The U.S-Paris Tech Challenge: Hear from the winners

The Safety Tech Innovation Network spoke with the winners of the U.S-Paris Tech Challenge to hear more about their innovative projects that combat disinformation and propaganda.

Last September, the winners of the U.S-Paris Tech Challenge were announced. Receiving funding to develop technology to identify, expose and counter disinformation and propaganda across Europe, the three successful winners were: 

The Safety Tech Innovation Network spoke with each of the recipients to find out more about their pioneering projects. 
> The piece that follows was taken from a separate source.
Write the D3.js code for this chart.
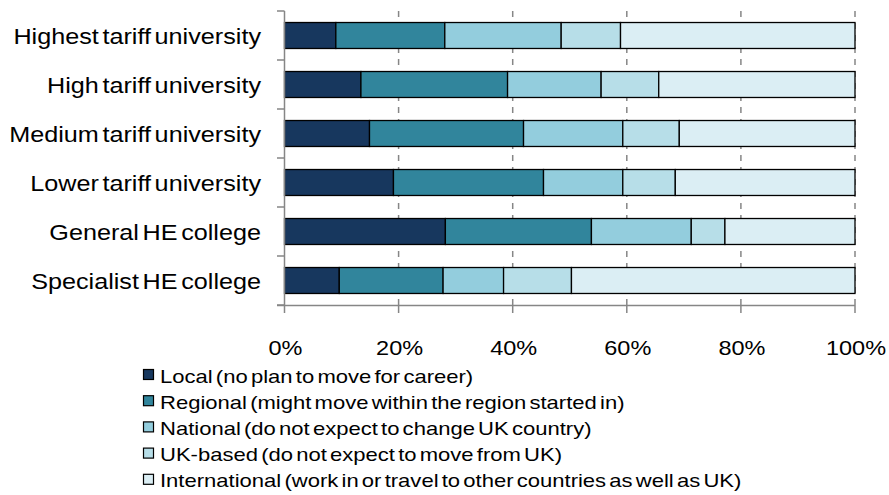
<!DOCTYPE html>
<html>
<head>
<meta charset="utf-8">
<script src="https://cdn.jsdelivr.net/npm/d3@7"></script>
<style>
  body { margin: 0; background: #fff; }
  text { font-family: "Liberation Sans", Arial, sans-serif; fill: #000; }
</style>
</head>
<body>
<div id="chart"></div>
<script>
var w = 889;
var h = 495;

// data (percent of students)
var categories = ["Highest tariff university", "High tariff university", "Medium tariff university",
                  "Lower tariff university", "General HE college", "Specialist HE college"];
var seriesNames = ["Local (no plan to move for career)",
                   "Regional (might move within the region started in)",
                   "National (do not expect to change UK country)",
                   "UK-based (do not expect to move from UK)",
                   "International (work in or travel to other countries as well as UK)"];
var local = [9, 13.4, 14.9, 19.1, 28.2, 9.6];
var regional = [19.1, 25.7, 27, 26.3, 25.6, 18.2];
var national = [20.4, 16.4, 17.4, 13.9, 17.5, 10.6];
var ukBased = [10.4, 10.1, 9.9, 9.2, 5.9, 11.9];
var international = [41.1, 34.4, 30.8, 31.5, 22.8, 49.7];
var tickValues = [0, 20, 40, 60, 80, 100];

var colors = ["#17375E", "#31859C", "#93CDDD", "#B7DEE8", "#DBEEF4"];

// the original text is drawn a bit wide, so stretch it sideways
var stretch = 1.12;

var rows = categories.map(function(c, i) {
    return {cat: c, s0: local[i], s1: regional[i], s2: national[i], s3: ukBased[i], s4: international[i]};
});
var keys = ["s0", "s1", "s2", "s3", "s4"];
var stacked = d3.stack().keys(keys)(rows);

var svg = d3.select("#chart").append("svg")
    .attr("width", w)
    .attr("height", h);

var x = d3.scaleLinear().domain([0, 100]).range([284.5, 855]);
var y = d3.scaleBand().domain(categories).range([11, 305])
    .paddingInner(0.47).paddingOuter(0.235);

// dashed gridlines
svg.append("g").selectAll("line")
    .data(tickValues.slice(1))
    .join("line")
    .attr("x1", function(d) { return x(d); })
    .attr("x2", function(d) { return x(d); })
    .attr("y1", 11)
    .attr("y2", 305)
    .attr("stroke", "#868686")
    .attr("stroke-width", 1.5)
    .attr("stroke-dasharray", "6,6");

// bars
svg.append("g").selectAll("g")
    .data(stacked)
    .join("g")
    .attr("fill", function(d, i) { return colors[i]; })
    .selectAll("rect")
    .data(function(d) { return d; })
    .join("rect")
    .attr("x", function(d) { return x(d[0]); })
    .attr("width", function(d) { return x(d[1]) - x(d[0]); })
    .attr("y", function(d) { return y(d.data.cat); })
    .attr("height", y.bandwidth())
    .attr("stroke", "#000")
    .attr("stroke-width", 1.3);

// left axis
var step = y.step();
var yTicks = d3.range(categories.length + 1).map(function(i) { return 11 + i * step; });
svg.append("line")
    .attr("x1", 284.5).attr("x2", 284.5)
    .attr("y1", 11).attr("y2", 305)
    .attr("stroke", "#868686").attr("stroke-width", 1.5);
svg.append("g").selectAll("line")
    .data(yTicks)
    .join("line")
    .attr("x1", 277).attr("x2", 284.5)
    .attr("y1", function(d) { return d; })
    .attr("y2", function(d) { return d; })
    .attr("stroke", "#868686").attr("stroke-width", 1.5);

svg.append("g").selectAll("text")
    .data(categories)
    .join("text")
    .attr("transform", function(d) {
        return "translate(261," + (y(d) + y.bandwidth() / 2) + ") scale(" + stretch + ",1)";
    })
    .attr("dy", "0.36em")
    .attr("text-anchor", "end")
    .style("font-size", "22.5px")
    .style("word-spacing", "-3px")
    .text(function(d) { return d; });

// bottom axis
svg.append("line")
    .attr("x1", 277).attr("x2", 855)
    .attr("y1", 305.5).attr("y2", 305.5)
    .attr("stroke", "#868686").attr("stroke-width", 1.5);
svg.append("g").selectAll("line")
    .data(tickValues)
    .join("line")
    .attr("x1", function(d) { return x(d); })
    .attr("x2", function(d) { return x(d); })
    .attr("y1", 305).attr("y2", 313)
    .attr("stroke", "#868686").attr("stroke-width", 1.5);
svg.append("g").selectAll("text")
    .data(tickValues)
    .join("text")
    .attr("transform", function(d) { return "translate(" + (x(d) + 1) + ",355) scale(" + stretch + ",1)"; })
    .attr("text-anchor", "middle")
    .style("font-size", "21px")
    .text(function(d) { return d + "%"; });

// legend
var legend = svg.append("g").selectAll("g")
    .data(seriesNames)
    .join("g")
    .attr("transform", function(d, i) { return "translate(143," + (375 + i * 26.2) + ")"; });
legend.append("rect")
    .attr("x", 0.5).attr("y", -5.5)
    .attr("width", 10).attr("height", 10)
    .attr("fill", function(d, i) { return colors[i]; })
    .attr("stroke", "#000").attr("stroke-width", 1.2);
legend.append("text")
    .attr("transform", "translate(17,0) scale(1.16,1)")
    .attr("dy", "0.4em")
    .style("font-size", "19px")
    .style("word-spacing", "-2.5px")
    .text(function(d) { return d; });
</script>
</body>
</html>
The Global Disinformation Index 

The Global Disinformation Index is increasing its global reach so that it can continue to provide risk ratings for news sites across the world, sharing an unbiased gold-standard to assessing disinformation risks. The Index offers scalable solutions to identify antagonistic narrative topics and high-risk domains for platforms.

The Global Disinformation Index (GDI), is a not-for-profit founded out of parallel efforts in the United States and United Kingdom in recognition of the technology industry’s need for neutral, independent disinformation risk ratings of open web content. Since March 2020, the organisation has partnered with a dozen technology and advertising platforms that use the Index’s data to keep inventories free of disinformation. The team shared what they hope to achieve through winning the Challenge: “Right now, the Global Disinformation Index’s media market risk ratings have been primarily focused on English language content, mostly produced out of North America. In order for us to reach our full impact potential, we must expand to the rest of the globe. That is what the U.S – Paris Tech Challenge is helping us achieve. We will be able to develop our technology platform so it can recognise and flag adversarial narratives in Chinese, Japanese and Korean. Additionally, GDI’s classifiers will be trained on local and culturally relevant adversarial narratives and linguistic nuances in those three countries. This work is pivotal to disrupting the financial incentives of disinformation actors, and we can substantially stem the incentives to create online disinformation.” 

The Institute of Strategic Dialogue (ISD) and CASM Technology

Beam is a meta-project that uses tech to detect, track & measure online manipulation, disinformation, and harassment. The technology plugs into a variety of platforms – including Facebook and YouTube – and is available in a number of languages. Most recently, the team used Beam to create regular reports for over 300 electoral integrity organisations during the US Presidential elections.

The ISD is an independent non-profit organisation dedicated to safeguarding human rights and reversing the rising tide of polarisation, extremism and disinformation worldwide. CASM Technology formed 10 years ago and unites two different backgrounds: those from UK think tanks providing public sector research, and technologists with interests in machine learning and natural language processing. 

The team shared their objectives for the project: “The big picture here is that civic society, governments and journalists need a version of the defensive apparatuses that have been built by the tech giants to defend their platforms. But it needs to be transparent, focussed on responding to human and social harm, and plugged into a whole array of different responses and responders, from the law to activists. That’s what we’re trying to build with Beam. We want Beam to be a force multiplier for civic society organisations, governments and journalists around the world, to expose and investigate a whole tradecraft of illicit influence, covering disinformation, influence operations, hate, harmful conspiracy theories, harassment and violent radicalism.”

The InVid-WeVerify Verification Plugin

It’s an open source browser plugin and content verification tool, which has been dubbed the “Swiss Army Knife” for verification, and has been helping over 50,000 journalists, fact-checkers and human rights defenders around the world track the spread of disinformation across languages, networks, memes, images and videos. 

The plugin is developed by a consortium of four organisations (AFP, CERTH, USFD, OntoText) which are working closely together on the research, design, implementation, testing and maintenance of the multi-modal content verification tool. To help guide users, the team has recently added a new verification assistant. 

Discussing how the award will help the team in the future, they said: “The award will support the further development of the plugin’s most requested new features: a deepfake detector; enhancements to the social network analysis support towards new platforms such as Telegram; localisation and translation of the plugin interface to more languages; implementation of further multilingual text analysis tools in the verification assistant; and enrichment and widening of its database of known fakes, which is used for automatically flagging already debunked false content to the users.”

Collaborating organisations sponsoring the U.S Paris Tech Challenge include: US Department of State’s Global Engagement Center (GEC), in collaboration with U.S. Embassy Paris, the Atlantic Council’s Digital Forensic Research Lab (DFRLab), the North Atlantic Treaty Organization (NATO), the UK Department for Digital, Culture, Media and Sport, the Office of the Tech Ambassador of Denmark, the Digital Communication Network, and Park Advisors and Disinfo Cloud.